In a release of a planned speech, Professor Reimut Jochimsen, a Bundesbank council member from North Rhine-Westphalia, argued that the potential for a realignment of currencies within the exchange rate mechanism 'had been repressed for many years for prestige reasons.' The markets saw this as a call for weaker currencies, such as sterling, to devalue against the mark.

The remarks provided grist for a growing number of Bundesbank critics, such as the German magazine Der Spiegel, who think it is getting too big for its boots. They say it is trying to provoke a realignment of European currencies to scupper moves towards European monetary union, when it would lose its unique role.

Some of its hawkish council members - notably Lothar Mueller from Bavaria - certainly think EMU is a French plot to undermine the mark. It is no secret that the Bundesbank council is not keen on the timetable for introducing EMU and would like a revaluation of the mark.
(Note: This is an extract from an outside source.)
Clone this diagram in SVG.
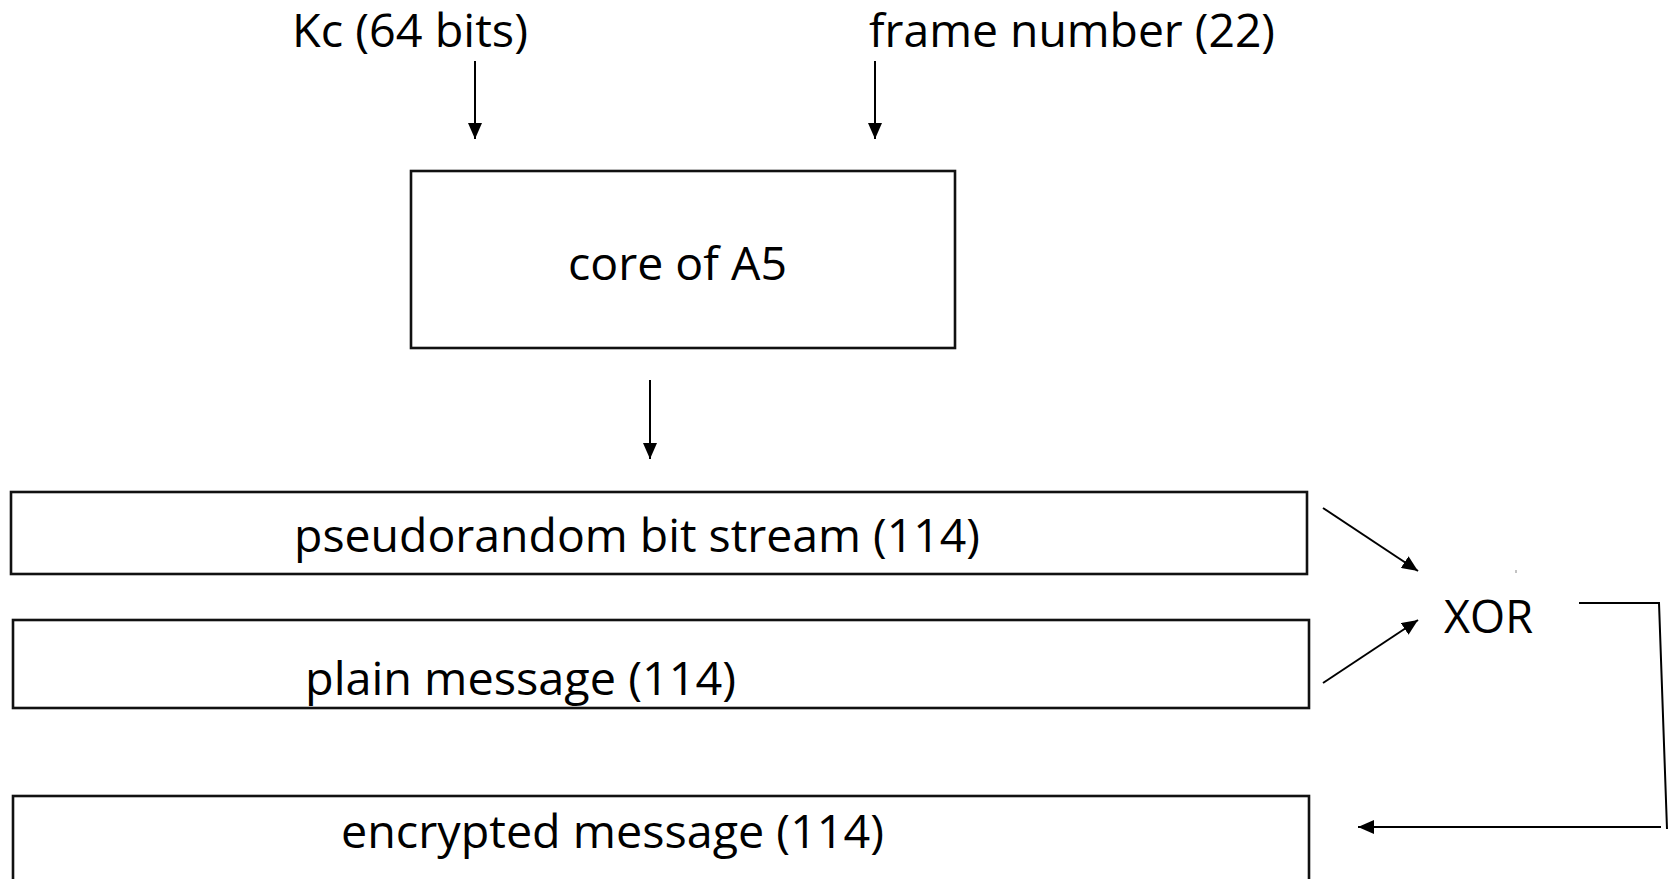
<svg xmlns="http://www.w3.org/2000/svg" width="1673" height="879" viewBox="0 0 1673 879">
  <style>
    .box { fill: #ffffff; stroke: #111111; stroke-width: 2.6; }
    .lbl { font-family: "Open Sans", "Noto Sans", "Liberation Sans", sans-serif; font-size: 46px; fill: #000000; }
    .wire { fill: none; stroke: #000000; stroke-width: 2; }
  </style>
  <defs>
    <marker id="head" viewBox="0 0 16 14" markerWidth="16" markerHeight="14" refX="16" refY="7" orient="auto" markerUnits="userSpaceOnUse">
      <path d="M0,0 L16,7 L0,14 z" fill="#000000"/>
    </marker>
  </defs>
  <rect width="1673" height="879" fill="#ffffff"/>

  <!-- inputs -->
  <g id="kc">
    <text class="lbl" x="292" y="47" textLength="236" lengthAdjust="spacingAndGlyphs">Kc (64 bits)</text>
  </g>
  <g id="frame-number">
    <text class="lbl" x="869" y="47" textLength="406" lengthAdjust="spacingAndGlyphs">frame number (22)</text>
  </g>

  <!-- generator -->
  <g id="core">
    <rect class="box" x="411" y="171" width="544" height="177"/>
    <text class="lbl" x="568" y="280" textLength="219" lengthAdjust="spacingAndGlyphs">core of A5</text>
  </g>

  <!-- bit streams -->
  <g id="keystream">
    <rect class="box" x="11" y="492" width="1296" height="82"/>
    <text class="lbl" x="294" y="552" textLength="686" lengthAdjust="spacingAndGlyphs">pseudorandom bit stream (114)</text>
  </g>
  <g id="plain">
    <rect class="box" x="13" y="620" width="1296" height="88"/>
    <text class="lbl" x="305" y="695" textLength="431" lengthAdjust="spacingAndGlyphs">plain message (114)</text>
  </g>
  <g id="encrypted">
    <rect class="box" x="13" y="796" width="1296" height="110"/>
    <text class="lbl" x="341" y="848" textLength="543" lengthAdjust="spacingAndGlyphs">encrypted message (114)</text>
  </g>

  <g id="xor">
    <text class="lbl" x="1444" y="633" textLength="89" lengthAdjust="spacingAndGlyphs">XOR</text>
    <rect x="1515.5" y="570" width="1" height="3" fill="#888888"/>
  </g>

  <!-- connectors -->
  <g id="connectors">
    <line class="wire" x1="475" y1="61" x2="475" y2="139" marker-end="url(#head)"/>
    <line class="wire" x1="875" y1="61" x2="875" y2="139" marker-end="url(#head)"/>
    <line class="wire" x1="650" y1="380" x2="650" y2="459" marker-end="url(#head)"/>
    <line class="wire" x1="1323" y1="508" x2="1418" y2="571" marker-end="url(#head)"/>
    <line class="wire" x1="1323" y1="683" x2="1418" y2="620" marker-end="url(#head)"/>
    <polyline class="wire" points="1579,603 1659,603 1667,829"/>
    <line class="wire" x1="1661" y1="827" x2="1358" y2="827" marker-end="url(#head)"/>
  </g>
</svg>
But the idea that the independent Bundesbank would undermine the Bonn government is dismissed by European central bankers, who think the Jochimsen episode was a cock-up, not a conspiracy. Immediately after the speech was released, the Bundesbank denied it wanted a realignment. Professor Jochimsen, moreover, was not one of the hawks favouring a rise in the German Lombard rate last month, which would have put intense pressure on several European currencies.